Here are some more thoughts from Alain de Botton’s book On Love.
First of all, on falling in love:
Albert Camus suggested that we fall in love with people because, from the outside, they look so whole, physically whole and emotionally ‘together,’ when subjectively we feel dispersed and confused. We would not love if there were no lack within us, but we are offended by the discovery of a similar lack in the other. Expecting to find the answer, we find only the duplicate of our own problem.
On maturity and emotions:
We could define maturity as the ability to give everyone what they deserve when they deserve it, to separate the emotions that belong to, and should be restricted to, oneself from those that should at once be expressed to their initiators, rather than passed on to later and more innocent arrivals.
On (not) living in the present. He asks, ‘Had there not been many times when the pleasures of the present had been rudely passed over in the name of the future …?’ and talks about ‘anticipation in the morning, anxiety in the actuality, and pleasant memories in the evening’, only to conclude that ‘the inability to live in the present lies in the fear of leaving the sheltered position of anticipation or memory, and so of admitting that this is the only life that one is ever likely … to live’.
On problems: ‘One can think problems into existence‘.
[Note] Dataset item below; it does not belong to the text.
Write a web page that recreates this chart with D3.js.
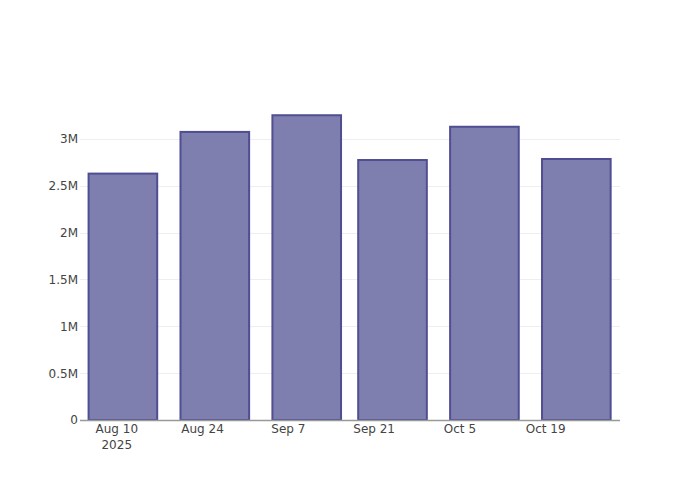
<!DOCTYPE html>
<html><head><meta charset="utf-8">
<script src="https://cdn.jsdelivr.net/npm/d3@7"></script>
<style>body{margin:0;background:#fff}svg{font-family:"DejaVu Sans",verdana,arial,sans-serif}</style>
</head><body><svg id="c" width="700" height="500"></svg>
<script>
const dates = ["2025-08-11","2025-08-26","2025-09-10","2025-09-24","2025-10-09","2025-10-24"];
const values = [2630000, 3075000, 3253000, 2775000, 3130000, 2786000];
const xTicks = ["2025-08-10","2025-08-24","2025-09-07","2025-09-21","2025-10-05","2025-10-19"];
const yTicks = [0, 500000, 1000000, 1500000, 2000000, 2500000, 3000000];
const yTickLabels = ["0","0.5M","1M","1.5M","2M","2.5M","3M"];

const parse = d3.utcParse("%Y-%m-%d");
const m = {l:80, r:80, t:100, b:80}, W = 700, H = 500;
const svg = d3.select("#c");
const x = d3.scaleUtc().domain([Date.UTC(2025,7,4), Date.UTC(2025,9,31,3)]).range([m.l, W-m.r]);
const y = d3.scaleLinear().domain([0, d3.max(values)*1.05]).range([H-m.b, m.t]);
const dayPx = x(Date.UTC(2025,7,2)) - x(Date.UTC(2025,7,1));
const bw = dayPx*14*0.8;

// grid
svg.append("g").selectAll("line").data(yTicks.slice(1)).join("line")
  .attr("x1", m.l).attr("x2", W-m.r).attr("y1", d=>Math.round(y(d))+0.5).attr("y2", d=>Math.round(y(d))+0.5)
  .attr("stroke","#eee").attr("stroke-width",1);

// bars
svg.append("g").selectAll("rect").data(values).join("rect")
  .attr("x", (d,i)=>x(parse(dates[i])) - bw/2)
  .attr("width", bw)
  .attr("y", d=>y(d))
  .attr("height", d=>y(0)-y(d))
  .attr("fill","#7f7faf")
  .attr("stroke","#4f4e92")
  .attr("stroke-width",2);

// x axis line
svg.append("line").attr("x1",m.l).attr("x2",W-m.r).attr("y1",y(0)+0.5).attr("y2",y(0)+0.5)
  .attr("stroke","#999").attr("stroke-width",1.5);

// y labels
const yAxis = d3.axisLeft(y).tickValues(yTicks).tickFormat((d,i)=>yTickLabels[i]).tickSize(0).tickPadding(2);
const ga = svg.append("g").attr("transform",`translate(${m.l},0)`).call(yAxis);
ga.select(".domain").remove();
ga.selectAll("text").attr("fill","#444").style("font-size","12px").style("font-family",'"DejaVu Sans",verdana,arial,sans-serif');

// x labels
const fmt = d3.utcFormat("%b %-d");
const gx = svg.append("g");
xTicks.forEach((t,i)=>{
  const d = parse(t);
  const tx = gx.append("text").attr("x", x(d)).attr("y", 433).attr("text-anchor","middle")
    .attr("fill","#444").style("font-size","12px");
  tx.append("tspan").attr("x", x(d)).text(fmt(d));
  if(i===0) tx.append("tspan").attr("x", x(d)).attr("dy", 16).text(d3.utcFormat("%Y")(d));
});
</script></body></html>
On grief: ‘Bewildered and exhausted by grief, I suffocated on question marks: “Why me? Why this? Why now?“‘
On mature love:
… mature love is marked by an active awareness of the good and bad within each person, it is full of temperance, it resists idealization, it is free of jealousy, masochism, or obsession, it is a form of friendship with a sexual dimension, it is pleasant, peaceful, and reciprocated ….
On stoicism:
At the heart of stoicism lay the desire to disappoint oneself before someone else had the chance to do so. Stoicism was a crude defense against the dangers of the affections of others, dangers that would take more endurance than a life in the desert to be able to face. In calling for a monastic existence free of emotional turmoil, stoicism was simply trying to deny the legitimacy of certain potentially painful yet fundamental human needs. However brave, the stoic was in the end a coward at the point of perhaps the highest reality, at the moment of love.
There is much to ponder in these quotes.